Here’s what happened: there’s a train called the Heathrow Express that takes you from the airport to London. You have to buy tickets for the Heathrow Express. When we were in the tunnel walking toward the Heathrow Express, we bought round trip tickets for a discount price.
We arrived at the entrance to the Heathrow Express, and next to the entrance there is a station to buy Oyster cards. Oyster cards allow you to ride the Tube (London’s subway) and use the bus transportation system. We bought two Oyster cards and put 20 pounds on them, thinking that would get us through the week.
Then we exited to get to the Heathrow Express, but instead of using my Express voucher, I used my Oyster card! Since there were Oyster signs all over the machine, I thought it was an Oyster machine! It deducted 9 pounds and let me through. David said, “No! You were supposed to use the Express ticket!” I was beside myself, because I had just wasted 9 pounds. We found a station attendant who told us this amount would not really be deducted. (He was incorrect.) I felt like I had wasted money the entire ride from the Express to Paddington Station.
At Paddington Station we carted our luggage down to a transfer line on the Tube. Mobile phones don’t work in the tunnel, so I pulled out a Tube map. “Put away that map please,” David said, because he was worried it made us look like tourists. We had luggage with us and David was wearing sweatpants, so I thought we looked like tourists anyway, and we were tourists, so I thought playing the part would be fine. One of the people in the rush hour commute asked where we were looking for, and he told us, so we thanked him and headed in that direction. We boarded our train which was packed to the brim. I had to climb up on a ledge at one point to make space. I couldn’t believe how packed every train car was.
When we exited our Tube train car, David patted his pockets and said, “I don’t have my wallet.” We had been pick-pocketed! The thief made off with 180 pounds, a 20 pound Oyster card, and a lot of credit cards and license information. Unbelievable! We found a station attendant and shared we had been pick pocketed. “Well you’re in a big city, this happens, they work in teams,” he said.
“We’ve never been pick-pocketed in New York,” I replied, to signal we’re not country bumpkins.
“Well you’re not tourists in New York, are you?

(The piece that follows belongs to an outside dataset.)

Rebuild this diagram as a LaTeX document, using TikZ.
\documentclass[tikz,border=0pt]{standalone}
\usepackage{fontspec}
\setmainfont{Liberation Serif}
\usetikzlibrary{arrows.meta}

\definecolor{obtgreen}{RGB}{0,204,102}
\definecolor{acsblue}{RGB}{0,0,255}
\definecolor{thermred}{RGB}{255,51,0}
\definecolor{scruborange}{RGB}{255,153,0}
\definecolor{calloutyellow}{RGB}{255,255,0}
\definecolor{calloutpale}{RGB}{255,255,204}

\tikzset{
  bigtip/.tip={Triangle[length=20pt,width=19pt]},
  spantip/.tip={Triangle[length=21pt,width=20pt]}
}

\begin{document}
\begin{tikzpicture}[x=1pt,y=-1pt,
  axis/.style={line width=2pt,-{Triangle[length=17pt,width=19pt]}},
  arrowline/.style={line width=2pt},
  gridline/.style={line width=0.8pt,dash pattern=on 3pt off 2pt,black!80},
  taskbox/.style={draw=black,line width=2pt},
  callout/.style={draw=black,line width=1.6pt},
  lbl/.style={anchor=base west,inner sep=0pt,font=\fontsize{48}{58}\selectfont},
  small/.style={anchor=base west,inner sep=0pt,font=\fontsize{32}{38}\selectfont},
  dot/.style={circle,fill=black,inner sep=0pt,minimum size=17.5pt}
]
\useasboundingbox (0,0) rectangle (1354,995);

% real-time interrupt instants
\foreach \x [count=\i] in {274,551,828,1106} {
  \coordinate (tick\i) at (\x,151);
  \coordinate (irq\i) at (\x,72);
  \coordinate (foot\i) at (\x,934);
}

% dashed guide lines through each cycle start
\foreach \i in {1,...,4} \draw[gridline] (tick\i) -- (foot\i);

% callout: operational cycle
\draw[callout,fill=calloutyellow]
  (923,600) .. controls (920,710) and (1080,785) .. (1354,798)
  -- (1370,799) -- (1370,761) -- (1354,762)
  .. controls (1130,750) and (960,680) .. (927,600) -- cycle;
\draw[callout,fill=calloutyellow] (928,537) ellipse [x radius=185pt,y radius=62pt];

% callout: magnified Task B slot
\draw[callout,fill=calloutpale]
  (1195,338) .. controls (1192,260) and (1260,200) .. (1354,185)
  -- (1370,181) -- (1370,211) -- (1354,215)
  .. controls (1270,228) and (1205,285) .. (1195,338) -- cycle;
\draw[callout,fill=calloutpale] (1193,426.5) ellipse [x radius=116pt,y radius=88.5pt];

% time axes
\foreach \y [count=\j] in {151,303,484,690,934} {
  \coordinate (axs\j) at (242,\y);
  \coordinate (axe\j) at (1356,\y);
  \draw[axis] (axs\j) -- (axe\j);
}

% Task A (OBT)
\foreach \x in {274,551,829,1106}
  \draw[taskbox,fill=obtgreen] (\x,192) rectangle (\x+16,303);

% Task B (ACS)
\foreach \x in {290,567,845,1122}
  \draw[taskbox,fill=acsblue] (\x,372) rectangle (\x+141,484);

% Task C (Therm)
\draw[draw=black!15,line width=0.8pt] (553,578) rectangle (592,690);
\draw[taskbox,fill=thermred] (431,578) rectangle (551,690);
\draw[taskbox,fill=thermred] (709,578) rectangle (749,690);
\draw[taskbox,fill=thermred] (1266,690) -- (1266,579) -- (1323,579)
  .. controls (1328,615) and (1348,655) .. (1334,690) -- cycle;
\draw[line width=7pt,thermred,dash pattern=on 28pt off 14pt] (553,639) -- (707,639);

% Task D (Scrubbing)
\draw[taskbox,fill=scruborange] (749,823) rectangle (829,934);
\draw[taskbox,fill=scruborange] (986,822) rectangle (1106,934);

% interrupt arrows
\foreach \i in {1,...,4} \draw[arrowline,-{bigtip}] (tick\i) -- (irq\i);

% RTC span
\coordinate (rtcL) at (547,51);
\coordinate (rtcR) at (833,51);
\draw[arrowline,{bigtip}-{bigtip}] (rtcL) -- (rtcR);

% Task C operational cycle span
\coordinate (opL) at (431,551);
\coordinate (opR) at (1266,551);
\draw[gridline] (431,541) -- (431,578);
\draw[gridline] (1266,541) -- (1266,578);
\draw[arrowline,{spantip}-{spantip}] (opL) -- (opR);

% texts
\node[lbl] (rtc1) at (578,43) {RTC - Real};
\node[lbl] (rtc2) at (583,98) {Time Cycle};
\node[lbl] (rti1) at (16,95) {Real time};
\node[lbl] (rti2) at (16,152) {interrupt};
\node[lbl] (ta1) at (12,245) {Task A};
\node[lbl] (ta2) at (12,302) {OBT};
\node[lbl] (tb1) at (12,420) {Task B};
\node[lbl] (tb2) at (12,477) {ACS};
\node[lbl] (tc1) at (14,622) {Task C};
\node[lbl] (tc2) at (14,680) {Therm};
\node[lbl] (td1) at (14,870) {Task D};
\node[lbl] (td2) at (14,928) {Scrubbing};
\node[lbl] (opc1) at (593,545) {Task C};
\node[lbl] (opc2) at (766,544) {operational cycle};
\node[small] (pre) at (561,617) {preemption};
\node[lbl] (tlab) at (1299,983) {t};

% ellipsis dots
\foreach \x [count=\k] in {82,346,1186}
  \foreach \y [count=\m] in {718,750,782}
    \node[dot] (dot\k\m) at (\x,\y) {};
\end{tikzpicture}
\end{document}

I bet your tourists get pick-pocketed.”
He had a point I couldn’t refute on the spot. And I couldn’t very well tell him we are tourists in New York too, lest I lose the city credentials I had just established.
Then he told us, “Okay, here is the number for the police department. The chances you get your wallet back are 0.” He made an “O” shape with his fingers for emphasis. “But you can report it for statistics.” We said thank you, and we asked how to exit the station without an Oyster card, and he said to just tell them what happened, and they would let us exit. He was right; people were sympathetic and quick to open the gate.

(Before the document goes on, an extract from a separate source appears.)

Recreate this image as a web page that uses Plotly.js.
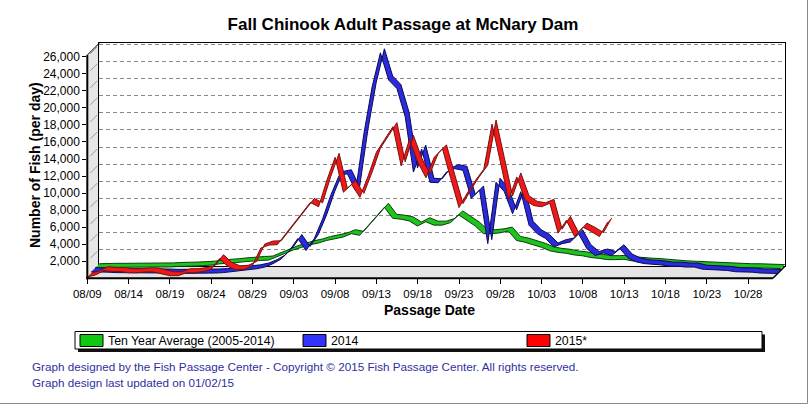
<!DOCTYPE html>
<html><head><meta charset="utf-8">
<script src="https://cdn.plot.ly/plotly-3.0.1.min.js"></script>
<style>html,body{margin:0;padding:0;background:#fff;} #chart{width:810px;height:405px;}</style>
</head><body><div id="chart"></div>
<script>
// ---------------- data ----------------
// day offsets from 08/09 (day 0) through 10/31 (day 83)
const days = Array.from({length: 84}, (_, i) => i);
const tickDays   = [0,5,10,15,20,25,30,35,40,45,50,55,60,65,70,75,80];
const tickLabels = ['08/09','08/14','08/19','08/24','08/29','09/03','09/08','09/13','09/18','09/23','09/28','10/03','10/08','10/13','10/18','10/23','10/28'];
const yTicks = [2000,4000,6000,8000,10000,12000,14000,16000,18000,20000,22000,24000,26000];

const seriesNames = ['Ten Year Average (2005-2014)', '2014', '2015*'];

const tenYearAvg = [300,350,350,350,350,350,350,400,400,400,450,450,500,550,600,750,800,900,1000,1100,
  1150,1200,1600,2000,2400,2700,3000,3200,3500,3700,3900,4300,4100,5200,6300,7400,6100,6000,5800,5200,
  5700,5300,5300,5600,6500,5800,5200,4300,4300,4400,4600,3500,3300,3000,2700,2300,2100,2000,1800,1700,
  1500,1400,1250,1250,1300,1100,1000,950,900,800,750,650,600,550,500,500,450,400,350,300,
  300,250,200,200];

const y2014 = [300,300,250,200,200,200,200,200,200,150,100,100,100,100,150,150,200,300,400,500,
  650,850,1250,1800,2800,4200,2800,4200,6500,9300,11600,11800,9800,16500,22000,26000,22800,21800,18500,12000,
  14700,10800,10750,12000,12400,12200,8900,9900,3600,10800,9700,7100,9700,5750,4750,4200,3200,3600,3800,4750,
  3000,2200,2500,2200,3000,1900,1450,1250,1200,1100,950,950,850,850,600,550,500,450,300,300,
  250,150,100,100];

const y2015 = [150,400,900,800,800,650,650,750,750,550,300,300,650,650,800,1050,2300,1400,1000,1050,
  1500,3550,3900,3950,5200,6400,7600,8900,8400,11500,14200,10100,11000,9500,12000,14800,16300,17800,13200,16300,
  13650,11800,14200,15200,11700,8300,10000,11500,12800,18100,13700,9200,11900,9200,8550,8400,8800,5300,6800,4900,
  6000,5500,4900,6600];

// ---------------- geometry / style ----------------
const W = 810, H = 405;
const X0 = 87.3, Y0 = 278.3;          // front-plane origin in px
const PX_DAY = 8.26, PX_FISH = 8.52 / 1000;
const DEPTH = 12, ROW = 4;             // 3D depth, per-series ribbon depth
const WALL_TOP = 26200;
const FONT = 'Arial, "Liberation Sans", sans-serif';
const lastDay = days[days.length - 1];
const frontRight = X0 + lastDay * PX_DAY;
const frontTop = Y0 - WALL_TOP * PX_FISH;
const px = x => x / W, py = y => 1 - y / H;
const pathPx = pts => 'M' + pts.map(p => px(p[0]).toFixed(5) + ',' + py(p[1]).toFixed(5)).join('L') + 'Z';

function ribbon(vals, row, fill, edge) {
  const f = row * ROW, b = (row + 1) * ROW;
  const xs = vals.map((v, i) => days[i]);
  const front = {
    type: 'scatter', mode: 'lines', xaxis: 'x2', yaxis: 'y2', hoverinfo: 'skip', showlegend: false,
    x: xs.map(x => x + f / PX_DAY), y: vals.map(v => v + f / PX_FISH),
    line: {color: edge, width: 1}
  };
  const back = {
    type: 'scatter', mode: 'lines', xaxis: 'x2', yaxis: 'y2', hoverinfo: 'skip', showlegend: false,
    x: xs.map(x => x + b / PX_DAY), y: vals.map(v => v + b / PX_FISH),
    line: {color: edge, width: 1}, fill: 'tonexty', fillcolor: fill
  };
  return [front, back];
}

const traces = [
  {type: 'scatter', x: [], y: [], xaxis: 'x', yaxis: 'y', hoverinfo: 'skip', showlegend: false},
  ...ribbon(tenYearAvg, 2, '#1ec31e', '#0b3f0b'),
  ...ribbon(y2014, 1, '#2b2bdc', '#0a0a5a'),
  ...ribbon(y2015, 0, '#f01818', '#761212')
];

const shapes = [];
// side wall and floor
shapes.push({type: 'path', xref: 'paper', yref: 'paper', layer: 'below',
  path: pathPx([[X0, Y0], [X0, frontTop], [X0 + DEPTH, frontTop - DEPTH], [X0 + DEPTH, Y0 - DEPTH]]),
  fillcolor: '#e6e6e6', line: {width: 0}});
shapes.push({type: 'path', xref: 'paper', yref: 'paper', layer: 'below',
  path: pathPx([[X0, Y0], [X0 + DEPTH, Y0 - DEPTH], [frontRight + DEPTH, Y0 - DEPTH], [frontRight, Y0]]),
  fillcolor: '#e4e4e4', line: {width: 0}});
// side-wall tick diagonals
yTicks.forEach(v => {
  const yy = Y0 - v * PX_FISH;
  shapes.push({type: 'line', xref: 'paper', yref: 'paper', layer: 'below',
    x0: px(X0 + 3), y0: py(yy - 3), x1: px(X0 + DEPTH - 2), y1: py(yy - DEPTH + 2),
    line: {color: '#9a9a9a', width: 1}});
});
// front axis lines and depth edges
shapes.push({type: 'line', xref: 'paper', yref: 'paper', x0: px(X0), y0: py(frontTop), x1: px(X0), y1: py(Y0 + 1), line: {color: '#000', width: 2}});
shapes.push({type: 'line', xref: 'paper', yref: 'paper', x0: px(X0 - 1), y0: py(Y0), x1: px(frontRight), y1: py(Y0), line: {color: '#000', width: 2}});
shapes.push({type: 'line', xref: 'paper', yref: 'paper', x0: px(X0), y0: py(frontTop), x1: px(X0 + DEPTH), y1: py(frontTop - DEPTH), line: {color: '#000', width: 1}});
shapes.push({type: 'line', xref: 'paper', yref: 'paper', x0: px(frontRight), y0: py(Y0), x1: px(frontRight + DEPTH), y1: py(Y0 - DEPTH), line: {color: '#000', width: 1.5}});

// legend box
const LG = {x0: 75, x1: 762, y0: 331.5, y1: 349};
shapes.push({type: 'rect', xref: 'paper', yref: 'paper', x0: px(LG.x0 + 3), x1: px(LG.x1 + 3), y0: py(LG.y0 + 3), y1: py(LG.y1 + 3), fillcolor: '#111', line: {width: 0}});
shapes.push({type: 'rect', xref: 'paper', yref: 'paper', x0: px(LG.x0), x1: px(LG.x1), y0: py(LG.y0), y1: py(LG.y1), fillcolor: '#fff', line: {color: '#000', width: 1}});
const swatchX = [80, 303, 527];
const swatchCol = ['#10c810', '#3333ff', '#ff0000'];
const annotations = [];
seriesNames.forEach((n, i) => {
  shapes.push({type: 'rect', xref: 'paper', yref: 'paper', x0: px(swatchX[i]), x1: px(swatchX[i] + 23), y0: py(334.5), y1: py(346.5), fillcolor: swatchCol[i], line: {color: '#000', width: 1}});
  annotations.push({xref: 'paper', yref: 'paper', x: px(swatchX[i] + 26), y: py(340.5), xanchor: 'left', yanchor: 'middle', showarrow: false, text: n, font: {family: FONT, size: 12.3, color: '#000'}});
});
// image frame (right & bottom)
shapes.push({type: 'line', xref: 'paper', yref: 'paper', x0: px(807.5), x1: px(807.5), y0: py(0), y1: py(403.5), line: {color: '#8a8a8a', width: 1}});
shapes.push({type: 'line', xref: 'paper', yref: 'paper', x0: px(0), x1: px(807.5), y0: py(403.5), y1: py(403.5), line: {color: '#8a8a8a', width: 1}});

annotations.push({xref: 'paper', yref: 'paper', x: px(35), y: py(165), textangle: -90, showarrow: false, xanchor: 'center', yanchor: 'middle',
  text: '<b>Number of Fish (per day)</b>', font: {family: FONT, size: 14, color: '#000'}});
annotations.push({xref: 'paper', yref: 'paper', x: px(429), y: py(310), showarrow: false, xanchor: 'center', yanchor: 'middle',
  text: '<b>Passage Date</b>', font: {family: FONT, size: 14, color: '#000'}});
annotations.push({xref: 'paper', yref: 'paper', x: px(30), y: py(366), showarrow: false, xanchor: 'left', yanchor: 'middle',
  text: 'Graph designed by the Fish Passage Center - Copyright © 2015 Fish Passage Center. All rights reserved.', font: {family: FONT, size: 11.7, color: '#2f2fa0'}});
annotations.push({xref: 'paper', yref: 'paper', x: px(30), y: py(382), showarrow: false, xanchor: 'left', yanchor: 'middle',
  text: 'Graph design last updated on 01/02/15', font: {family: FONT, size: 11.7, color: '#2f2fa0'}});

const layout = {
  width: W, height: H, margin: {l: 0, r: 0, t: 0, b: 0},
  paper_bgcolor: '#fff', plot_bgcolor: 'rgba(0,0,0,0)',
  showlegend: false,
  font: {family: FONT, color: '#000'},
  title: {text: '<b>Fall Chinook Adult Passage at McNary Dam</b>', font: {family: FONT, size: 17, color: '#000'},
    xref: 'container', yref: 'container', x: 403 / W, xanchor: 'center', y: 1 - 24 / H, yanchor: 'middle'},
  // back wall
  xaxis: {domain: [px(X0 + DEPTH), px(frontRight + DEPTH)], range: [0, lastDay], anchor: 'y',
    showgrid: false, zeroline: false, showticklabels: false, ticks: '', showline: true, mirror: true, linecolor: '#000', linewidth: 1},
  yaxis: {domain: [py(Y0 - DEPTH), py(frontTop - DEPTH)], range: [0, WALL_TOP], anchor: 'x',
    tickmode: 'array', tickvals: yTicks, showgrid: true, gridcolor: '#8a8a8a', griddash: '4px,3px', gridwidth: 1,
    zeroline: false, showticklabels: false, ticks: '', showline: true, mirror: true, linecolor: '#000', linewidth: 1},
  // front plane
  xaxis2: {domain: [px(X0), px(frontRight + DEPTH)], range: [0, lastDay + DEPTH / PX_DAY], anchor: 'y2',
    tickmode: 'array', tickvals: tickDays, ticktext: tickLabels, ticks: 'outside', ticklen: 5, tickcolor: '#000', tickwidth: 1,
    showgrid: false, zeroline: false, showline: false, tickfont: {family: FONT, size: 11.5, color: '#000'}},
  yaxis2: {domain: [py(Y0), py(frontTop - DEPTH)], range: [0, (Y0 - frontTop + DEPTH) / PX_FISH], anchor: 'x2',
    tickmode: 'array', tickvals: yTicks, tickformat: ',d', ticks: 'outside', ticklen: 4, tickcolor: '#000', tickwidth: 1,
    showgrid: false, zeroline: false, showline: false, tickfont: {family: FONT, size: 12, color: '#000'}},
  shapes: shapes,
  annotations: annotations
};

Plotly.newPlot('chart', traces, layout, {staticPlot: true, displayModeBar: false});
</script>
</body></html>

When we got to the hotel, David cancelled all his cards and got a new license. I learned a valuable lesson about not fretting about small mistakes (the Express/Oyster mishap) because it can decrease your mental acuity and open you up to bigger mistakes! David learned a valuable lesson about not storing his wallet in his sweatpants pocket, which we realized is rife for pick-pocketing.
David was annoyed and very thoughtful about the whole thing. Later in the day he said, “Better us than some kid where 180 pounds would have been their hostel fee or destroyed their month.”